WHAT THE TASK ASKS:
Return the listing below verbatim. Pictures do not belong in the copy.

··· RAW DATA

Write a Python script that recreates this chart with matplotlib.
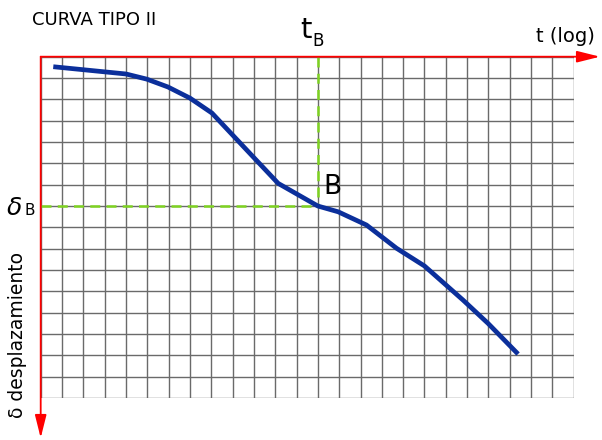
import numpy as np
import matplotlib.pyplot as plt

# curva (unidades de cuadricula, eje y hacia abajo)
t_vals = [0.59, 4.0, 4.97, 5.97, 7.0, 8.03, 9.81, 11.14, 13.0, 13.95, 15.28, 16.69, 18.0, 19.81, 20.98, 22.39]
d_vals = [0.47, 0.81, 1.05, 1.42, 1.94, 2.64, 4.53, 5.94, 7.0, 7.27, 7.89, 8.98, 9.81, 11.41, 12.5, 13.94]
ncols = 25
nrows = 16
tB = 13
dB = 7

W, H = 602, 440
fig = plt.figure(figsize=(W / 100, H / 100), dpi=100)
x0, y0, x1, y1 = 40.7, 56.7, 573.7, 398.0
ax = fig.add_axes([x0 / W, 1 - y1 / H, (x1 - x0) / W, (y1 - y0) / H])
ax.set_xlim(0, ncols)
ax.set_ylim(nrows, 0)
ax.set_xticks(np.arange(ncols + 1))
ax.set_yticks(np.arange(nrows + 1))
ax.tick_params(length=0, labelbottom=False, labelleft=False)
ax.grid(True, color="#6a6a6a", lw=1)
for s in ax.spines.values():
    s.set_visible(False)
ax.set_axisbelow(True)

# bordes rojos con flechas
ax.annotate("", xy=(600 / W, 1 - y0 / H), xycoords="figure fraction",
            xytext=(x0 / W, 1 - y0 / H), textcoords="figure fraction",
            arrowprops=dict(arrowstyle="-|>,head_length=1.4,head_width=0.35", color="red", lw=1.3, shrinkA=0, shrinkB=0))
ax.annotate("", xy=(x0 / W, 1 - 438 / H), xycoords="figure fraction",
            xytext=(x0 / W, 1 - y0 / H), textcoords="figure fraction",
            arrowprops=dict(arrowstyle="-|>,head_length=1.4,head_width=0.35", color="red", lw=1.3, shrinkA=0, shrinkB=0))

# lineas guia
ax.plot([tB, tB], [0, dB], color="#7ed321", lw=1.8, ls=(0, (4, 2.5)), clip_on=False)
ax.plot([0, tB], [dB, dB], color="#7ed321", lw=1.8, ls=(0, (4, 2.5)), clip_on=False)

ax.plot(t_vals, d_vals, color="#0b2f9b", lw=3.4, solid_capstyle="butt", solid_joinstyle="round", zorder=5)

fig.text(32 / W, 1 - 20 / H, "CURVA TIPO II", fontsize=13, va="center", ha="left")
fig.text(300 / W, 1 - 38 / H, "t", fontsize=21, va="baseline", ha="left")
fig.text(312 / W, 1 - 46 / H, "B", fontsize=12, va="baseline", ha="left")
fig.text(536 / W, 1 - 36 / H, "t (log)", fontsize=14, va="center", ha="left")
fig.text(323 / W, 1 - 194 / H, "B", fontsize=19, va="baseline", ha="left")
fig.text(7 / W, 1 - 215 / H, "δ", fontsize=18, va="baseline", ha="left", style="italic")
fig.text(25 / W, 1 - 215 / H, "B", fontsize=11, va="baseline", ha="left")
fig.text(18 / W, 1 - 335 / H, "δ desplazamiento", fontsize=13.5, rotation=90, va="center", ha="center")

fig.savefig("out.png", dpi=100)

······

FULL SOLUTION:
Write a Python script that recreates this chart with matplotlib.
import numpy as np
import matplotlib.pyplot as plt

# curva (unidades de cuadricula, eje y hacia abajo)
t_vals = [0.59, 4.0, 4.97, 5.97, 7.0, 8.03, 9.81, 11.14, 13.0, 13.95, 15.28, 16.69, 18.0, 19.81, 20.98, 22.39]
d_vals = [0.47, 0.81, 1.05, 1.42, 1.94, 2.64, 4.53, 5.94, 7.0, 7.27, 7.89, 8.98, 9.81, 11.41, 12.5, 13.94]
ncols = 25
nrows = 16
tB = 13
dB = 7

W, H = 602, 440
fig = plt.figure(figsize=(W / 100, H / 100), dpi=100)
x0, y0, x1, y1 = 40.7, 56.7, 573.7, 398.0
ax = fig.add_axes([x0 / W, 1 - y1 / H, (x1 - x0) / W, (y1 - y0) / H])
ax.set_xlim(0, ncols)
ax.set_ylim(nrows, 0)
ax.set_xticks(np.arange(ncols + 1))
ax.set_yticks(np.arange(nrows + 1))
ax.tick_params(length=0, labelbottom=False, labelleft=False)
ax.grid(True, color="#6a6a6a", lw=1)
for s in ax.spines.values():
    s.set_visible(False)
ax.set_axisbelow(True)

# bordes rojos con flechas
ax.annotate("", xy=(600 / W, 1 - y0 / H), xycoords="figure fraction",
            xytext=(x0 / W, 1 - y0 / H), textcoords="figure fraction",
            arrowprops=dict(arrowstyle="-|>,head_length=1.4,head_width=0.35", color="red", lw=1.3, shrinkA=0, shrinkB=0))
ax.annotate("", xy=(x0 / W, 1 - 438 / H), xycoords="figure fraction",
            xytext=(x0 / W, 1 - y0 / H), textcoords="figure fraction",
            arrowprops=dict(arrowstyle="-|>,head_length=1.4,head_width=0.35", color="red", lw=1.3, shrinkA=0, shrinkB=0))

# lineas guia
ax.plot([tB, tB], [0, dB], color="#7ed321", lw=1.8, ls=(0, (4, 2.5)), clip_on=False)
ax.plot([0, tB], [dB, dB], color="#7ed321", lw=1.8, ls=(0, (4, 2.5)), clip_on=False)

ax.plot(t_vals, d_vals, color="#0b2f9b", lw=3.4, solid_capstyle="butt", solid_joinstyle="round", zorder=5)

fig.text(32 / W, 1 - 20 / H, "CURVA TIPO II", fontsize=13, va="center", ha="left")
fig.text(300 / W, 1 - 38 / H, "t", fontsize=21, va="baseline", ha="left")
fig.text(312 / W, 1 - 46 / H, "B", fontsize=12, va="baseline", ha="left")
fig.text(536 / W, 1 - 36 / H, "t (log)", fontsize=14, va="center", ha="left")
fig.text(323 / W, 1 - 194 / H, "B", fontsize=19, va="baseline", ha="left")
fig.text(7 / W, 1 - 215 / H, "δ", fontsize=18, va="baseline", ha="left", style="italic")
fig.text(25 / W, 1 - 215 / H, "B", fontsize=11, va="baseline", ha="left")
fig.text(18 / W, 1 - 335 / H, "δ desplazamiento", fontsize=13.5, rotation=90, va="center", ha="center")

fig.savefig("out.png", dpi=100)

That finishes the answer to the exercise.